BENNINGTON -- Tim VanOrden will do whatever it takes today to get his body to the top of a 62-story skyscraper in downtown Los Angeles before hundreds of others.

But unlike his competitors, he is only fueled by fruits and vegetables, some nuts and some seeds, and he eats them only in their natural state: uncooked, unprocessed and unrefined. He is a raw vegan athlete and has been for the past three years.

That is when a mysterious illness caused him to quit his job and try something entirely new. That is when he started running up mountains, then buildings, now in snowshoes and on the track.

More than 70 miles a week

Since then, he has sold off many of his personal possessions to finance his new passion, training more than 70 miles a week, often up mountains, and eating what he believes is the healthiest diet out there.

He is not selling anything, other than a lifestyle. He has created a Web site. He is working on a book and a documentary. He is trying to reach as many people as possible.


"The air is so dusty and dry it literally scorches your trachea to the point where it feels like you're going to die," VanOrden said wearing his self-designed, dry-fit shirt, with the name of his Web site, , printed on the front, and his slogan, Powered by Raw Foods, on the back. "You can't breath. Everyone who finishes the race is gasping and holding their throat, and they're screaming and moaning because it hurts so bad."


VanOrden's running journey started on the Paseo Miramar trail in Pacific Palisades, Calif., known for its steep climbs and scenic vistas.

He had been working in Los Angeles as an actor and photographer, adhering to a vegan diet on the advice of a woman who told him that all the movie stars ate that way to stay young looking.

However healthy his diet was -- he ate that way for six years -- the stress of living in Los Angeles finally caught up to him. Eventually, he could not get out of bed. Paralyzed by extreme fatigue, he quit his job.

VanOrden had met people who called themselves "raw foodists," but he never thought anything of it. Now, although skeptical, he was at the point where he was willing to try anything to get better. "At first, I thought why would I want to do that?" he said. "That's stupid, and what do you eat?
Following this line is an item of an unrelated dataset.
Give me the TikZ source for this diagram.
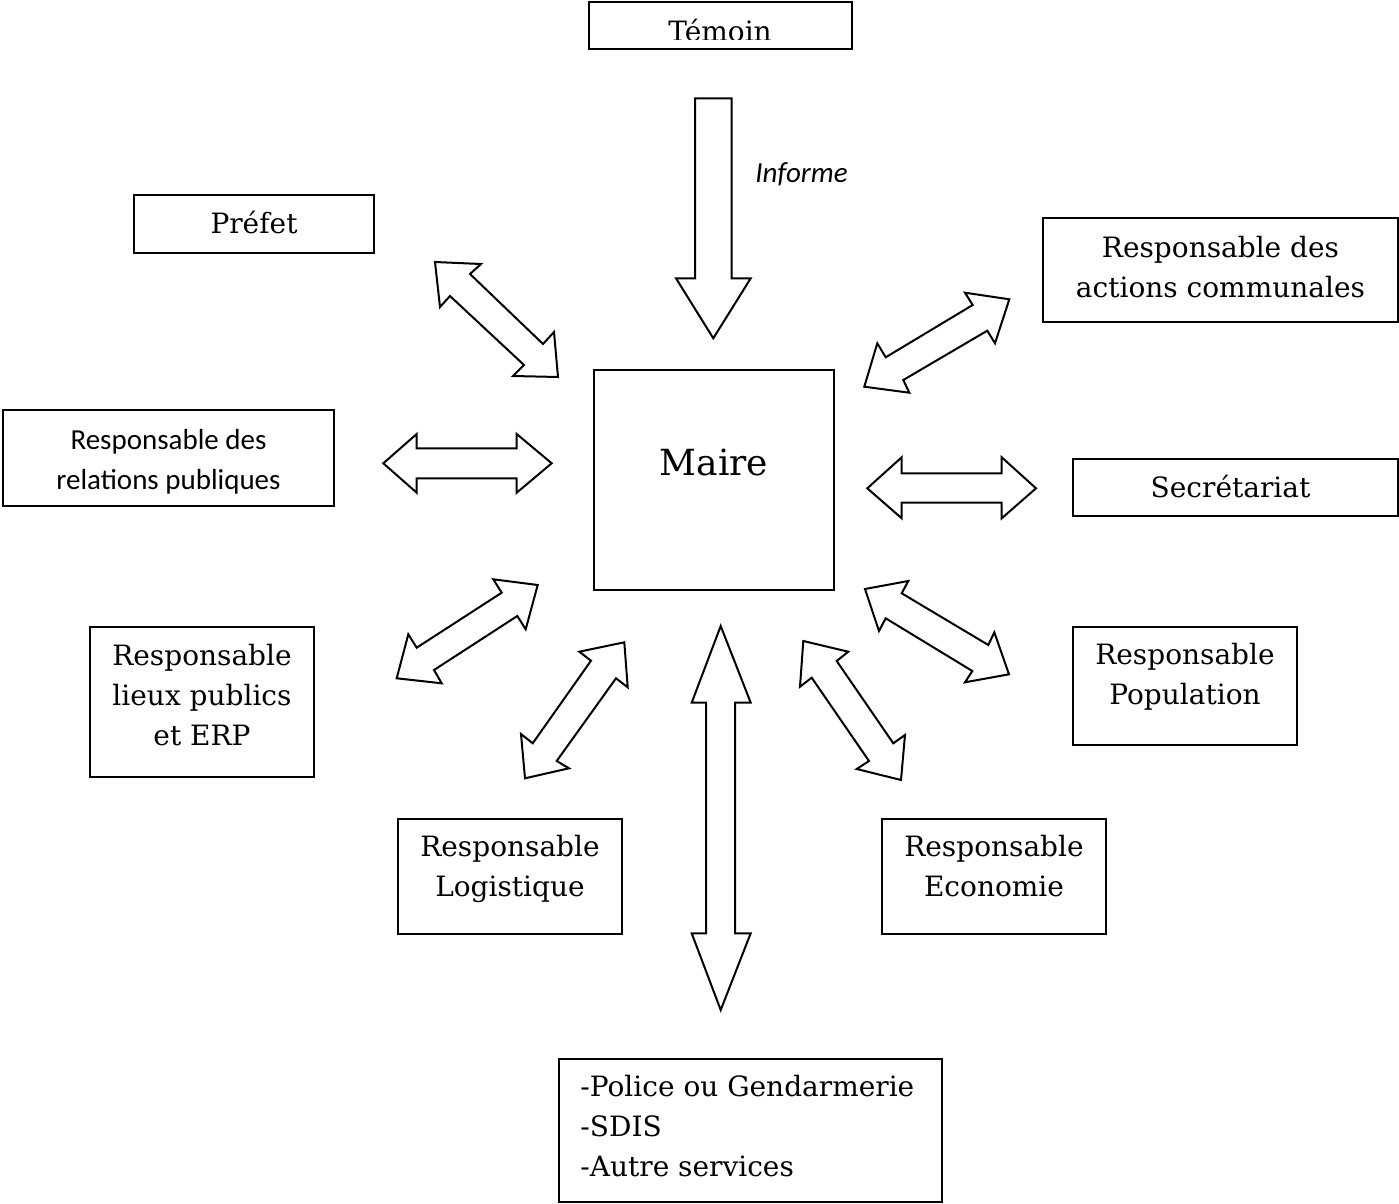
\documentclass[tikz,border=0pt]{standalone}
\usepackage{fontspec}
\setmainfont{DejaVu Serif}
\newfontfamily\calibri{Carlito}
\begin{document}
\begin{tikzpicture}[x=0.5pt,y=-0.5pt,
  box/.style 2 args={draw, line width=1pt, inner sep=0pt, minimum width={#1*0.5pt}, minimum height={#2*0.5pt}},
  lbl/.style={font=\fontsize{14}{20}\selectfont, align=center, anchor=base, inner sep=0pt},
  slbl/.style={font=\calibri\fontsize{14.5}{20}\selectfont, align=center, anchor=base, inner sep=0pt},
  blk/.style={draw, line width=1pt, fill=white, line join=miter}]
\useasboundingbox (0,0) rectangle (1399,1204);
% boxes
\node[box={263}{47}] (temoin) at (720.5,25.5) {};
\node[box={240}{58}] (prefet) at (254,224) {};
\node[box={355}{104}] (actions) at (1220.5,270) {};
\node[box={331}{96}] (relations) at (168.5,458) {};
\node[box={240}{220}] (maire) at (714,480) {};
\node[box={325}{57}] (secret) at (1235.5,487.5) {};
\node[box={224}{150}] (lieux) at (202,702) {};
\node[box={224}{118}] (popul) at (1185,686) {};
\node[box={224}{115}] (logist) at (510,876.5) {};
\node[box={224}{115}] (econ) at (994,876.5) {};
\node[box={383}{143}] (services) at (750.5,1130.5) {};
% texts (multi-line nodes: base = last line baseline)
\begin{scope}
\clip (589,2) rectangle (852,39.5);
\node[lbl] (temoinT) at (720,42) {Témoin};
\end{scope}
\node[lbl] (prefetT) at (254,234) {Préfet};
\node[lbl] (actionsT) at (1220.5,297) {Responsable des\\actions communales};
\node[slbl] (relationsT) at (168.5,489.5) {Responsable des\\relations publiques};
\node[lbl, font=\fontsize{18}{22}\selectfont] (maireT) at (714,475) {Maire};
\node[lbl] (secretT) at (1230.5,497) {Secrétariat};
\node[lbl] (lieuxT) at (202,745) {Responsable\\lieux publics\\et ERP};
\node[lbl] (populT) at (1185,704) {Responsable\\Population};
\node[lbl] (logistT) at (510,896) {Responsable\\Logistique};
\node[lbl] (econT) at (994,896) {Responsable\\Economie};
\node[lbl, align=left, anchor=base west] (servicesT) at (580,1176) {-Police ou Gendarmerie\\-SDIS\\-Autre services};
\node[slbl, font=\calibri\itshape\fontsize{14.5}{20}\selectfont, anchor=base west] (informe) at (755,183) {Informe};
% block arrows
\draw[blk] (695,98.3) -- (731.7,98.3) -- (731.7,278.3) -- (750.7,278.3) -- (713.3,338.3) -- (676,278.3) -- (695,278.3) -- cycle;
\draw[blk] (435,262) -- (481,264) -- (470,274) -- (543,344) -- (554,332) -- (558,377) -- (513,376) -- (524,365) -- (450,296) -- (440,307) -- cycle;
\draw[blk] (1009.3,299.3) -- (995,343.3) -- (987.3,330.7) -- (903.3,380) -- (909.3,392.7) -- (864.3,386.7) -- (877.3,343.3) -- (885.7,357.3) -- (972.7,305) -- (965,292.7) -- cycle;
\draw[blk] (383.3,463.3) -- (416.7,434) -- (416.7,448.3) -- (516.7,448.3) -- (516.7,434) -- (551.7,463.3) -- (516.7,492.7) -- (516.7,478.3) -- (416.7,478.3) -- (416.7,492.7) -- cycle;
\draw[blk] (867.3,488.3) -- (901.7,457.3) -- (901.7,473.3) -- (1001.7,473.3) -- (1001.7,457.3) -- (1036,488.3) -- (1001.7,518.3) -- (1001.7,502.7) -- (901.7,502.7) -- (901.7,518.3) -- cycle;
\draw[blk] (537.7,585) -- (525.7,629.3) -- (517.3,616) -- (434,670) -- (441.7,683.3) -- (396.7,678.3) -- (408.3,634.3) -- (416.7,647.7) -- (501.7,592.7) -- (493.3,579.3) -- cycle;
\draw[blk] (624.3,642.3) -- (627.7,687.3) -- (616,678.3) -- (556.7,761) -- (569,768.3) -- (525,778.3) -- (521,734) -- (532.7,743.3) -- (591,660.7) -- (579.3,651.7) -- cycle;
\draw[blk] (720.7,626) -- (750.7,702.7) -- (735,702.7) -- (735,933.3) -- (750.7,933.3) -- (720.7,1010) -- (691.7,933.3) -- (706,933.3) -- (706,702.7) -- (691.7,702.7) -- cycle;
\draw[blk] (803.3,641) -- (848.3,651.7) -- (836.7,661) -- (893.3,743.3) -- (905,735) -- (901,780) -- (856.7,769) -- (869,761) -- (811.7,677.7) -- (800,686.7) -- cycle;
\draw[blk] (865,589) -- (908.3,581) -- (901.7,593.3) -- (988.3,645) -- (994.3,632.3) -- (1009,674.3) -- (965,682.3) -- (972.3,671) -- (885.7,618.3) -- (879,631) -- cycle;
\end{tikzpicture}
\end{document}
Bird seed and wheat grass and carrot juice."

But instantly after eating raw foods, he felt better, and after six months, he told himself that he was going to eat this way the rest of his life. His family and friends were supportive.

"When I went vegan, they all thought I was crazy," he said. "It's like, 'Oh no, he's in California now, he's like one of those freaks,'... But when I went raw that didn't happen because they really saw a dramatic difference in me."


VanOrden has been training like a man possessed, but he still only consumes about 1,500 to 2,000 daily calories, less than most inactive men at his weight. It is hard for him to eat more. The 2-pound salad he will have for dinner will only give him about 300 calories. His theory is that his diet has eliminated a large percentage of his caloric need, as he does not require the caloric energy most people do to break down processed and fatty foods.